AIM-listed Milestone Group (MSG) has had a colourful history recently when it comes to raising money. There was the cash which didn’t arrive which the company ‘fessed up to rather late in the day. There was an RNS dated 3 August last year which announced a placing which was already announced in the company’s Interims in June 2016. Now we have a new investor ponying up £1.5 million at 0.29p against a share price of 0.14p when the company was surely running on fumes.
The company tells us that the lucky donor of £1.5 million is Para & Co (UK) Ltd, which is providing loan notes against the eventual total while we wait for Milestone to set up a General Meeting to approve the issue of enough shares.
According to Companies House, Para reported assets of just £40 and liabilities of £2000 in its results to February last year (released in November). Perhaps that is why the announcement comes today but with the first of two drawdowns totalling £400,000 coming due this Saturday, for it doesn’t look like it has much cash to spare.
But the price of the conversion is a mystery. Approx 0.29p per share is more than twice the price on Friday. For a company which was surely teetering on the brink that seems generous to a fault.

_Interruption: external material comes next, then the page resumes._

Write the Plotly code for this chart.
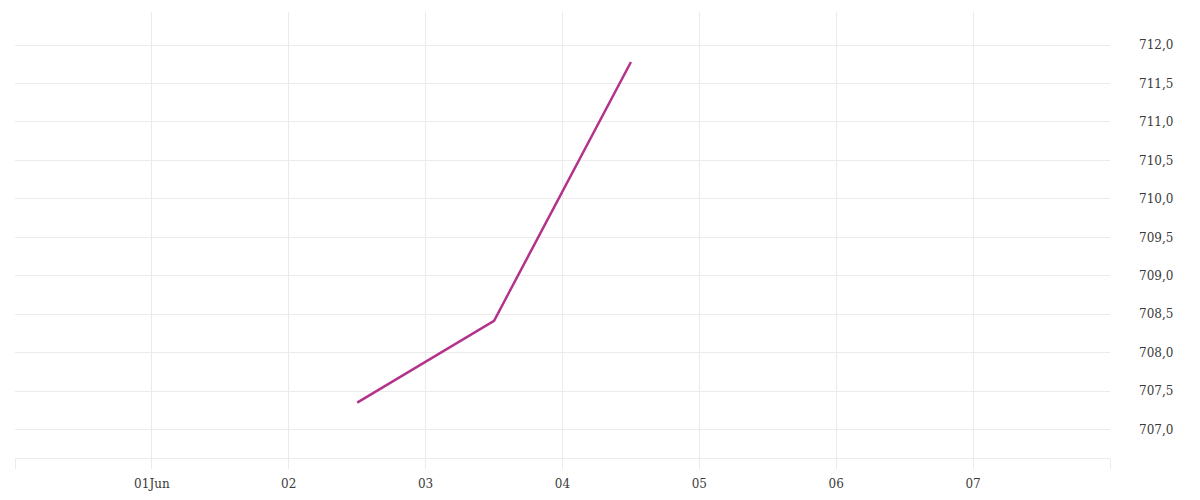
import plotly.graph_objects as go

dates = ["2023-06-02 12:00", "2023-06-03 12:00", "2023-06-04 12:00"]
values = [707.35, 708.415, 711.78]

tick_dates = ["2023-05-31", "2023-06-01", "2023-06-02", "2023-06-03", "2023-06-04",
              "2023-06-05", "2023-06-06", "2023-06-07", "2023-06-08"]
tick_labels = ["", "01Jun", "02", "03", "04", "05", "06", "07", ""]

y_ticks = [707.0, 707.5, 708.0, 708.5, 709.0, 709.5, 710.0, 710.5, 711.0, 711.5, 712.0]
y_labels = [f"{v:.1f}".replace(".", ",") for v in y_ticks]

grid = "#ebebeb"
font = dict(family="DejaVu Serif", size=12, color="#3a3a3a")

fig = go.Figure()
fig.add_trace(go.Scatter(
    x=dates, y=values, mode="lines",
    line=dict(color="#b3338b", width=2.5),
    hoverinfo="skip", showlegend=False,
))

fig.update_layout(
    width=1200, height=500,
    margin=dict(l=7, r=98, t=4, b=50),
    paper_bgcolor="white", plot_bgcolor="white",
    font=font,
    xaxis=dict(
        type="date",
        range=["2023-05-31", "2023-06-08"],
        tickmode="array", tickvals=tick_dates, ticktext=tick_labels,
        showgrid=True, gridcolor=grid, gridwidth=1,
        ticks="outside", ticklen=10, tickcolor=grid, tickwidth=1,
        showline=True, linecolor=grid, linewidth=1,
        zeroline=False, tickfont=font, ticklabelstandoff=5,
    ),
    yaxis=dict(
        side="right",
        range=[706.63, 712.43],
        tickmode="array", tickvals=y_ticks, ticktext=y_labels,
        showgrid=True, gridcolor=grid, gridwidth=1,
        ticks="", showline=False, zeroline=False,
        ticklabelstandoff=28, tickfont=font,
    ),
)

fig.write_html("out.html")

So what is going on here? Is it a death spiral deal and we’ve not been given most of the details? Perhaps that explains the statement that Para has undertaken not to hold more that 29.9% of the company.
I have no idea, but surely the Nomad would have forced out anything which was missing, even if it was Cairn! Surely?
But given the figures that the company will have 1.772 billion shares in issue following this transaction, and that Para is set to receive 523 million shares, that 29.9% figure seems safe. So why the statement?
Ah yes, that £1.25 million outstanding from the failed placing in October, at 1.5p. Discounting that from the total equity is enough to bring up the 30% mark. Is that why it is there, even though that missing £1.25 million is held on the balance sheet as a current asset?
So to borrow Cynical Bears analysis, here is what we are asked to believe:
Para: how much do you need
MSG: £1.5 million to keep the lights on
Para: ok fine, but what about the issue price – we don’t want to go over 30%
MSG: ah yes. 0.29p should do it – provided we eventually get that outstanding placement money in
Para: Right then, 0.29p it is
Of course, £1.5 million is not enough to keep the wolf from the door: interims to March showed that it had net current assets of MINUS £124,305 even assuming that the £1,25 million from the failed placing was good money. It would seem that another placing is round the corner, them.
So why has Para paid all this money at 0.29p per share instead of, say, 0.1p? Surely the Nomad and company could have gone to the Takeover Panel and got a whitewash?
It seems like madness to me, or is there something the market has not been told?
I have no idea, beyond the fact that the market price for the shares is now only 0.15p bid. On that basis, the market seems as confused as I am.
And on that basis, I wouldn’t get involved.